Il faut beaucoup d’argent et des gros cerveaux pour briller dans l’intelligence artificielle. Dans le premier domaine, la France a du retard par rapport aux Etats-Unis, même si des start-up tricolores parviennent à lever des montants de plus en plus significatifs, à l’image de Mistral AI.
Dans le second domaine, l’Hexagone dispose par contre d’un réservoir de talents d’une profondeur remarquable, grâce notamment à un master de recherche qui fait briller les yeux : le MVA (mathématiques, vision, apprentissage).
Créé en 1996 par le département de mathématiques de l’Ecole normale supérieure Paris-Saclay, ce cursus expédie avec une extraordinaire régularité ses anciens élèves dans les laboratoires prestigieux, chez les géants de la tech et les grands groupes du CAC 40.
La voie royale
« Nous sommes très identifiés par les entreprises, et ce jusque dans la Silicon Valley », confirme Nicolas Vayatis, professeur de mathématiques à l’ENS Paris-Saclay et ancien directeur du MVA. La force du master réside dans sa multidisciplinarité et son ouverture au monde de l’entreprise, ce qui fait parfois défaut dans d’autres cursus tricolores.
« C’est la voie royale dans l’IA, juge Ambroise Odonnat, qui vient d’y finir sa formation et va entamer une thèse chez Huawei. Il y a des cours très théoriques, mais aussi des cours appliqués directement aux industries. Cela fait de nous des profils très recherchés. »
Le MVA séduit de plus en plus les matheux qui ont d’abord fait des grandes écoles d’ingénieur et auraient opté, dans le passé, pour la finance. « Nous sommes passés de 60 à 270 étudiants en près de 20 ans », indique Nicolas Vayatis.

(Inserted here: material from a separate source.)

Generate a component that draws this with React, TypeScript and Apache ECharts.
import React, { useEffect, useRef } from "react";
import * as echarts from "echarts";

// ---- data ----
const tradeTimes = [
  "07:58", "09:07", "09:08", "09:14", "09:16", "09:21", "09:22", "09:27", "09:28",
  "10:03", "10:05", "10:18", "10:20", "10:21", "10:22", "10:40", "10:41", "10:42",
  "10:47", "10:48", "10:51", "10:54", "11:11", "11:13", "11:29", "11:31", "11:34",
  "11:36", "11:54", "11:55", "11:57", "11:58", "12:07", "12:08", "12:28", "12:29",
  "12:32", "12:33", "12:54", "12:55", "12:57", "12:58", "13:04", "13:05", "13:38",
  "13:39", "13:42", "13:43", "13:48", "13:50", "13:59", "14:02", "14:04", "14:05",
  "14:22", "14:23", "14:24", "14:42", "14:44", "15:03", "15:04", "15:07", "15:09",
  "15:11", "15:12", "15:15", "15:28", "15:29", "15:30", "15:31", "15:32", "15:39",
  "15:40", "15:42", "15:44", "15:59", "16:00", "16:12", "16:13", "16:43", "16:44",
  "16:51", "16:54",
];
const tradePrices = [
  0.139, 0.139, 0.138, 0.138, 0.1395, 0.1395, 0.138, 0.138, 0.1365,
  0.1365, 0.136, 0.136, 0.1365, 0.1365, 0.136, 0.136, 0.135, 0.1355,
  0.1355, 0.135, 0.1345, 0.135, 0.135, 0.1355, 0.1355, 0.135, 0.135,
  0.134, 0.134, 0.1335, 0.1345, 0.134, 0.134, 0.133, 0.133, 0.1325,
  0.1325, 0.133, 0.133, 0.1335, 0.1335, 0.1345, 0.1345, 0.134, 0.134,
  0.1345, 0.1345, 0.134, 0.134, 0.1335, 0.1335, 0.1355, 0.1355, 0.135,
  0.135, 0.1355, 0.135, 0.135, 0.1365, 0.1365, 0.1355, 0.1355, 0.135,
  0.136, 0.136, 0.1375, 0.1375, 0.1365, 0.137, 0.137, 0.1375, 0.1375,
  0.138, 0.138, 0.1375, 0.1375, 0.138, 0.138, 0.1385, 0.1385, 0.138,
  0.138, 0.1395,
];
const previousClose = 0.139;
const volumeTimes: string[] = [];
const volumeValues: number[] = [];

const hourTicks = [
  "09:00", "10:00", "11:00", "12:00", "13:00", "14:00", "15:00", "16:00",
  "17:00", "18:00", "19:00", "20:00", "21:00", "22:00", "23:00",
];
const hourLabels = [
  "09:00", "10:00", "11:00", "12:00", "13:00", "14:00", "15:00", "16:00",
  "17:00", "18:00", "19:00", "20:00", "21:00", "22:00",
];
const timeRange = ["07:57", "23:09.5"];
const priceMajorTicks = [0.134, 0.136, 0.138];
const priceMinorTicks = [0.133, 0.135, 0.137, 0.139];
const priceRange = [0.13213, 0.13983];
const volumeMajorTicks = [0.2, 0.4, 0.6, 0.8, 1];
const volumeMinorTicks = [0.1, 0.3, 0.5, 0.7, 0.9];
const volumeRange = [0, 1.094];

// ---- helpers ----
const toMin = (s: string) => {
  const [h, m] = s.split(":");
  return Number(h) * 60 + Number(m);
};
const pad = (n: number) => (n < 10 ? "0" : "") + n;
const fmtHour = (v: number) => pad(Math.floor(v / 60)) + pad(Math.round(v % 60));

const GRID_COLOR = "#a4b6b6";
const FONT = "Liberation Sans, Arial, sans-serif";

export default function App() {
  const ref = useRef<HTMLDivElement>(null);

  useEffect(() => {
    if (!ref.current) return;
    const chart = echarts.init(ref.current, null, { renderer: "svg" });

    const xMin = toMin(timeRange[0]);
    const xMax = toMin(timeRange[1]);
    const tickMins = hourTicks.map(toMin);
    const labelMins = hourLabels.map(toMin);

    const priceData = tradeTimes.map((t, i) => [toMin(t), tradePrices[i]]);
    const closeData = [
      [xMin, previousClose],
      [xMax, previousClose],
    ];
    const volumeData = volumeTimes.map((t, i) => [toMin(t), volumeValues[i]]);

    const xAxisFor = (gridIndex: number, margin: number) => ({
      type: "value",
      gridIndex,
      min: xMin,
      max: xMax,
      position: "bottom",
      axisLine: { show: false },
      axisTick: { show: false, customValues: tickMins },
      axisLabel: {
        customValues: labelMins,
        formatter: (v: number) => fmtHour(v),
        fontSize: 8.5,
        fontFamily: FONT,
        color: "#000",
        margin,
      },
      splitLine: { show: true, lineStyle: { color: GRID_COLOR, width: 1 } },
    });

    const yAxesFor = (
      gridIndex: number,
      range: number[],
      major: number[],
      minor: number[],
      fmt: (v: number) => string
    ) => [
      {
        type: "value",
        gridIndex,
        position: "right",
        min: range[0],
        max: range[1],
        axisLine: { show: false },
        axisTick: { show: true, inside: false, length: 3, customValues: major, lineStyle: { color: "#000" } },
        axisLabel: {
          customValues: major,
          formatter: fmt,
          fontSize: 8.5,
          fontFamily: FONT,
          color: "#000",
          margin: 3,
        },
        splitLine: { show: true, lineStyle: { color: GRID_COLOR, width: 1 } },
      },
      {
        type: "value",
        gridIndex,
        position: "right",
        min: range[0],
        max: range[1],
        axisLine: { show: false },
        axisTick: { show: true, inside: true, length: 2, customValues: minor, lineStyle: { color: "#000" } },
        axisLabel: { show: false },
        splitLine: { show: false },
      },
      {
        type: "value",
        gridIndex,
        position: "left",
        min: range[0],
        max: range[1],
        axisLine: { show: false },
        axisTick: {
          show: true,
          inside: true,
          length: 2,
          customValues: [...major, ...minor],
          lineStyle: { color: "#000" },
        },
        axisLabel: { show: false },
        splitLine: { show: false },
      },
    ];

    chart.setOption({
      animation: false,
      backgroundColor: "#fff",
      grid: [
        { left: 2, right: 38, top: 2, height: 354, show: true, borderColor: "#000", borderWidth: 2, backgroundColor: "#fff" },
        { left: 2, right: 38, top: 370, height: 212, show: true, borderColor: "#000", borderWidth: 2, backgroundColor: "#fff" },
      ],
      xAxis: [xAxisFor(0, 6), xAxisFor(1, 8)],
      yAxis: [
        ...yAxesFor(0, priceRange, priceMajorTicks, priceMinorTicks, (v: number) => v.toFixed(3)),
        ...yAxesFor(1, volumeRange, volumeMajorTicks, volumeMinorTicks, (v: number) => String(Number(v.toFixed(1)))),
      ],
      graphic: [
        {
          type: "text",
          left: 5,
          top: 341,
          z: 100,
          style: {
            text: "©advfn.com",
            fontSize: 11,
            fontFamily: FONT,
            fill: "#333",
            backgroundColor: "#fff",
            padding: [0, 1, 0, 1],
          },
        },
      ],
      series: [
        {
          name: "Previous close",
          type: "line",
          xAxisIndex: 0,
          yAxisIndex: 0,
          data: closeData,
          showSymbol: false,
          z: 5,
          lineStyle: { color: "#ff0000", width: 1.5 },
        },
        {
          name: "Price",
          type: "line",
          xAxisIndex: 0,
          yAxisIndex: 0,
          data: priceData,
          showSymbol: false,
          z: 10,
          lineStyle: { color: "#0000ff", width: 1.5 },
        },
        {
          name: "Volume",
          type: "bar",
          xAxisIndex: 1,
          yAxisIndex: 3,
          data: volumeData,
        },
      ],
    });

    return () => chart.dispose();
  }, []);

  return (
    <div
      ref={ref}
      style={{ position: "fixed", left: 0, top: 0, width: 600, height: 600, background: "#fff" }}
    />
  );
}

Le plus gros bataillon vient de Polytechnique, temple de l’élitisme républicain.
La demande est si forte que le MVA limite le nombre de personnes issues de l’X à 45 par an. « Nous avons fixé un quota afin de préserver une diversité dans le recrutement », justifie Nicolas Vayatis. L’excellence du master – et des travaux de recherche qui en découlent – fait partie des raisons pour lesquelles des entreprises comme Google ou Meta ont choisi d’ouvrir des laboratoires à Paris ces dernières années.
Des nombreux talents tricolores y ont fait leurs armes. Mais, alors que la French Tech grandit, certains n’hésitent plus à quitter ces mastodontes pour se lancer à leur compte. C’est le cas par exemple de deux fondateurs de Mistral AI, qui sont passés par le MVA pendant leurs études, puis avaient rejoint ensuite Deepmind et Meta.
Attractivité des start-up
« L’attractivité des Big Tech a sensiblement diminué depuis cinq ans », observe Julien Chaumond, le cofondateur de Hugging Face , une start-up américaine dont la R&D est installée à Paris. Une entreprise comme Meta a été émaillée par plusieurs scandales. Plus globalement, les salariés des géants de la tech déplorent souvent un manque d’autonomie.
A l’inverse, les start-up offrent de la souplesse, un niveau de rémunération de plus en plus attractif, mais aussi des BSPCE, des sortes de stock-option qui peuvent rapporter gros si la valorisation de la jeune pousse s’envole.
Il y a aussi l’enjeu intellectuel : travailler dans une jeune pousse de l’IA est la promesse d’être au coeur d’une rupture technologique majeure, comme les pionniers de la conquête spatiale ou le début du Web dans les années 1990.
Les pépites de la French Tech n’ont sans doute pas fini de faire leur marché au sein du MVA. Le 29 novembre, le célèbre master attend une trentaine de start-up (et 70 entreprises dans l’IA) lors d’un forum des stages. Mieux vaudra y venir avec un CV actualisé.